As Sears puts it, “Emotions are like waves. If you stop feeding them with thoughts, they pass on their own.”
Try this instead: When you notice a strong emotion, pause. Don’t label it good or bad. Try sitting with it. Breathe and let the feeling move through you without fueling it with stories. The less you fight it, the more quickly it passes.
3. “I should be over this by now.”
The word “should” is a red flag. It usually signals internal judgment. When we talk to ourselves like a harsh coach or disappointed parent, we create shame on top of whatever hurt is already there.
Judgmental self-talk doesn’t create change. It creates shutdown.
Try this instead: Replace “should” with curiosity. Ask yourself, “Why is this still coming up?” or “What part of this still needs care?” Let your feelings offer information, not evidence that you’re failing. That shift makes space for healing instead of shutting yourself down.
4. “If I show emotion, I’ll lose control or credibility.”
This lie is especially common in high-responsibility roles. Many people learn early that emotions are something to be managed in private, if at all. You may believe that expressing emotion makes you look unprofessional, irrational, or weak.
But bottling up emotions doesn’t eliminate them. It just delays them. And they tend to resurface in harder, less controlled ways — like snapping at someone you care about or feeling totally numb.
Try this instead: Normalize emotional honesty, starting small. You can say, “I’m frustrated,” or “That upset me” without losing control or respect. Expressing emotions with intention builds trust, both with others and with yourself.
5. “I’m fine.”
This is the most common and often the most damaging lie. Saying “I’m fine” when you’re not might seem polite, efficient, or self-protective. But over time, it teaches you that your emotions don’t matter. You start to believe that they’re inconvenient, or worse, invalid.
Eventually, you stop even noticing how much you’ve been pushing down.

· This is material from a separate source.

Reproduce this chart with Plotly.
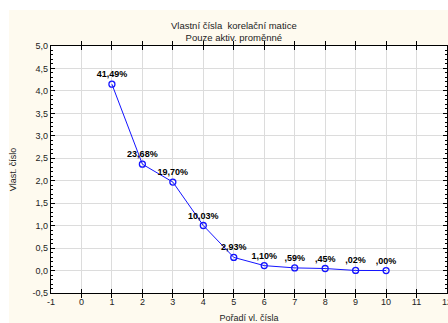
import plotly.graph_objects as go

# Eigenvalues of the correlation matrix (10 active variables)
n_vars = 10
order = [1, 2, 3, 4, 5, 6, 7, 8, 9, 10]
pct_explained = [41.49, 23.68, 19.70, 10.03, 2.93, 1.10, 0.59, 0.45, 0.02, 0.00]
eigenvalues = [p / 100 * n_vars for p in pct_explained]

x_ticks = [-1, 0, 1, 2, 3, 4, 5, 6, 7, 8, 9, 10, 11, 12]
y_ticks = [-0.5, 0.0, 0.5, 1.0, 1.5, 2.0, 2.5, 3.0, 3.5, 4.0, 4.5, 5.0]


def pct_label(p):
    s = f"{p:.2f}".replace(".", ",")
    if s.startswith("0,"):
        s = s[1:]
    return s + "%"


def num_label(v):
    return f"{v:.1f}".replace(".", ",")


labels = [pct_label(p) for p in pct_explained]

FONT = "Liberation Sans, Arial, sans-serif"
BLUE = "#1414ff"

fig = go.Figure()
fig.add_trace(go.Scatter(
    x=order,
    y=eigenvalues,
    mode="lines+markers+text",
    line=dict(color=BLUE, width=1),
    marker=dict(symbol="circle-open", size=6, color=BLUE, line=dict(width=1.3, color=BLUE)),
    text=labels,
    textposition="top center",
    textfont=dict(family=FONT, size=9, color="#000000", weight="bold"),
    cliponaxis=False,
    showlegend=False,
))
# invisible copy on the right-hand axis so its minor ticks get drawn
fig.add_trace(go.Scatter(
    x=order, y=eigenvalues, yaxis="y2", mode="markers",
    marker=dict(opacity=0), hoverinfo="skip", showlegend=False,
))

axis_common = dict(
    showline=True,
    linecolor="#000000",
    linewidth=1.3,
    ticks="inside",
    ticklen=4,
    tickwidth=1,
    tickcolor="#000000",
    zeroline=False,
    automargin=False,
    tickfont=dict(family=FONT, size=9, color="#222222"),
)

fig.update_layout(
    xaxis=dict(
        range=[-1, 12],
        tickvals=x_ticks,
        ticktext=[str(v) for v in x_ticks],
        mirror="allticks",
        showgrid=True, gridcolor="#dcdcdc", gridwidth=1,
        ticklabeloverflow="allow",
        title=dict(text="Pořadí vl. čísla", font=dict(family=FONT, size=9, color="#222222"), standoff=17),
        **axis_common,
    ),
    yaxis=dict(
        range=[-0.5, 5.0],
        tickvals=y_ticks,
        ticktext=[num_label(v) for v in y_ticks],
        mirror=True,
        showgrid=True, gridcolor="#dcdcdc", gridwidth=1,
        minor=dict(ticks="inside", dtick=0.1, ticklen=2, tickcolor="#000000", showgrid=False),
        title=dict(text="Vlast. číslo", font=dict(family=FONT, size=9, color="#222222"), standoff=14),
        **axis_common,
    ),
    yaxis2=dict(
        overlaying="y", side="right",
        range=[-0.5, 5.0],
        tickvals=y_ticks,
        showticklabels=False,
        showgrid=False,
        minor=dict(ticks="inside", dtick=0.1, ticklen=2, tickcolor="#000000", showgrid=False),
        **axis_common,
    ),
)

fig.update_layout(
    width=448,
    height=323,
    margin=dict(l=51, r=1, t=46, b=30),
    paper_bgcolor="#fefaef",
    plot_bgcolor="#ffffff",
    font=dict(family=FONT, size=9, color="#222222"),
    annotations=[
        dict(text="Vlastní čísla  korelační matice<br>Pouze aktiv. proměnné",
             xref="paper", yref="paper", x=0.462, y=1.006,
             xanchor="center", yanchor="bottom", showarrow=False,
             font=dict(family=FONT, size=9.5, color="#222222")),
    ],
    shapes=[
        # white frame strips around the cream panel
        dict(type="rect", xref="paper", yref="paper", x0=-0.2, x1=-0.1061, y0=-0.2, y1=1.3,
             fillcolor="#ffffff", line=dict(width=0), layer="above"),
        dict(type="rect", xref="paper", yref="paper", x0=-0.2, x1=1.2, y0=1.1457, y1=1.3,
             fillcolor="#ffffff", line=dict(width=0), layer="above"),
    ],
)

fig.write_html("out.html")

Try this instead: Build a habit of checking in with yourself honestly. Even if you don’t share it out loud, try finishing this sentence at the end of the day: “What I’m really feeling is…” Giving yourself space to notice and name your emotional truth is a powerful act of self-respect.
So What Now?
If you recognize yourself in any of these habits, you’re not alone. These patterns form for a reason. They’re usually about safety, control, and survival.
But survival mode isn’t meant to last forever. And suppressing your emotions doesn’t make them disappear. It just keeps you from learning what they’re trying to tell you.
Start by noticing the moments you say you’re fine when you’re not. Catch the “shoulds” in your self-talk. Pay attention to when you minimize what you feel or hold back because it doesn’t feel safe to be honest.
Shifting out of these habits is a process. It starts with one honest check-in. One quiet moment where you ask yourself, “What am I actually feeling right now?” and let the answer be whatever it is.
This work is hard, but it’s not about doing it perfectly. It’s about doing it more often.